[Recorded data]
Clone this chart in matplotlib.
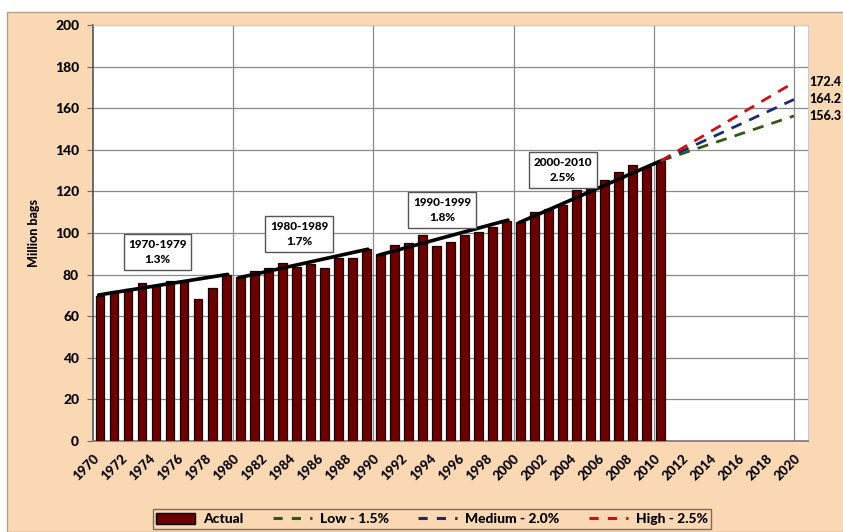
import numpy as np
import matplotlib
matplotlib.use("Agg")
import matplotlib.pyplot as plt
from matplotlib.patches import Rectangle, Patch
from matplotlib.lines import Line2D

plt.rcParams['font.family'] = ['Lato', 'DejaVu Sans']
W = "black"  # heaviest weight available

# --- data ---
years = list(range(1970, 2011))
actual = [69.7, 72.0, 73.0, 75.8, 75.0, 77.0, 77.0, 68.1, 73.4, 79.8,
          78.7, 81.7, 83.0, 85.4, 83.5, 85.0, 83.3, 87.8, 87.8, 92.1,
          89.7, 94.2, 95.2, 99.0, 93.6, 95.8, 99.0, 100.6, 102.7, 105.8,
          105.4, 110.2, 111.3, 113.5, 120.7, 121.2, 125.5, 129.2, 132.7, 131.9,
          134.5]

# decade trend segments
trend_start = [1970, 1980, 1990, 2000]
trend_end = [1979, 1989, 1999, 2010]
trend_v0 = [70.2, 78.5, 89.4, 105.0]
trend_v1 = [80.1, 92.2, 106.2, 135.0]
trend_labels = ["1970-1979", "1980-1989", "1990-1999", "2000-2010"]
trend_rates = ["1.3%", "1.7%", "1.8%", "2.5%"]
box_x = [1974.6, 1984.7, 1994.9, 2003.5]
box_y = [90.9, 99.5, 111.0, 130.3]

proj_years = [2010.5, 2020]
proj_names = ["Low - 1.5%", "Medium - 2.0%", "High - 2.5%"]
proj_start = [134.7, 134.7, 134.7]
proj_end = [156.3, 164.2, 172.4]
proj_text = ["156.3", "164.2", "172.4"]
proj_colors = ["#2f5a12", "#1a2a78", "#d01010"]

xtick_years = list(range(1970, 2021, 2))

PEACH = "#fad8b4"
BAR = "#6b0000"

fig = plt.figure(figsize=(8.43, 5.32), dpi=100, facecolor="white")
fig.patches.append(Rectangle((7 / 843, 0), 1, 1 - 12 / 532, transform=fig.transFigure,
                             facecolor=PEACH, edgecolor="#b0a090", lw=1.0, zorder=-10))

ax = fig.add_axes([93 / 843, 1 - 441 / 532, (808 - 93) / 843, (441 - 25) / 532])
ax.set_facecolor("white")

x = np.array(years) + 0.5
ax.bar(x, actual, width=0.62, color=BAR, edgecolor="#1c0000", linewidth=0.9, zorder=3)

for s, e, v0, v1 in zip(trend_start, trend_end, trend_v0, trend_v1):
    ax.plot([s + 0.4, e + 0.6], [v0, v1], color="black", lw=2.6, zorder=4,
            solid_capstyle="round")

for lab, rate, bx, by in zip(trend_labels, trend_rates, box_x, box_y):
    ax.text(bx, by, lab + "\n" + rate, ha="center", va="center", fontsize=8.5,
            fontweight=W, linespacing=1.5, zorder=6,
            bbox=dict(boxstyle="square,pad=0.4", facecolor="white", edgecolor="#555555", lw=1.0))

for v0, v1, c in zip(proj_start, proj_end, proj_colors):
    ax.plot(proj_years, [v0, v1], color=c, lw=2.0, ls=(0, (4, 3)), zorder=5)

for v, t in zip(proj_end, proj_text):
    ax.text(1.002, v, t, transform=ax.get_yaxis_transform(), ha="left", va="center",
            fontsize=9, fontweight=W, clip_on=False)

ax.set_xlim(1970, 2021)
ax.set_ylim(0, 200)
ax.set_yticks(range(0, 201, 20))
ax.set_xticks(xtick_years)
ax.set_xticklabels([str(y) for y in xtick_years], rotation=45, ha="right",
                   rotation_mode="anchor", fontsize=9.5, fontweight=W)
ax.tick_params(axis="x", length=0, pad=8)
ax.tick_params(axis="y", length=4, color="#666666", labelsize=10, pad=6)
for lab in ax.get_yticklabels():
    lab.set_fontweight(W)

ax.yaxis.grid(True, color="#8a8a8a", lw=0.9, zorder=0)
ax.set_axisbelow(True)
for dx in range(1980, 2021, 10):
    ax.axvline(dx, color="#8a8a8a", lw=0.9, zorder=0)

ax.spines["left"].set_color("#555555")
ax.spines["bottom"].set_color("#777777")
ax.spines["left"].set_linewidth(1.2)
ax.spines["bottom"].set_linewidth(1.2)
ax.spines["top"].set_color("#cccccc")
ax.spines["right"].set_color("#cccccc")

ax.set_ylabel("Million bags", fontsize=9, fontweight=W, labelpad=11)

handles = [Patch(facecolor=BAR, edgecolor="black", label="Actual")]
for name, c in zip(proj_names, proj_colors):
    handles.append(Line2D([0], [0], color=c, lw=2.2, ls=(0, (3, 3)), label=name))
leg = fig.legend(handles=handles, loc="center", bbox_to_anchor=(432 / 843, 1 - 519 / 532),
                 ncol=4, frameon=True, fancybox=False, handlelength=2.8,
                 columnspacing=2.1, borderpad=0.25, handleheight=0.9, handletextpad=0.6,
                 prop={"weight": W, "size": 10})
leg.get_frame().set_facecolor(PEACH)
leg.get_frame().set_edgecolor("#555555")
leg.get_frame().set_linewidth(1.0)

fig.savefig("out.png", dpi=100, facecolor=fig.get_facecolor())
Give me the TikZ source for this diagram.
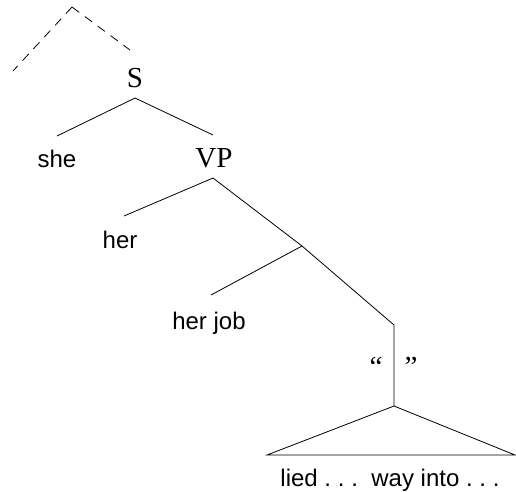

Exercise |
Return, please, the exact lines from the beginning of the entries above through the line containing "heaviest weight available", both included; pictures are left out.

Solution |
Clone this chart in matplotlib.
import numpy as np
import matplotlib
matplotlib.use("Agg")
import matplotlib.pyplot as plt
from matplotlib.patches import Rectangle, Patch
from matplotlib.lines import Line2D

plt.rcParams['font.family'] = ['Lato', 'DejaVu Sans']
W = "black"  # heaviest weight available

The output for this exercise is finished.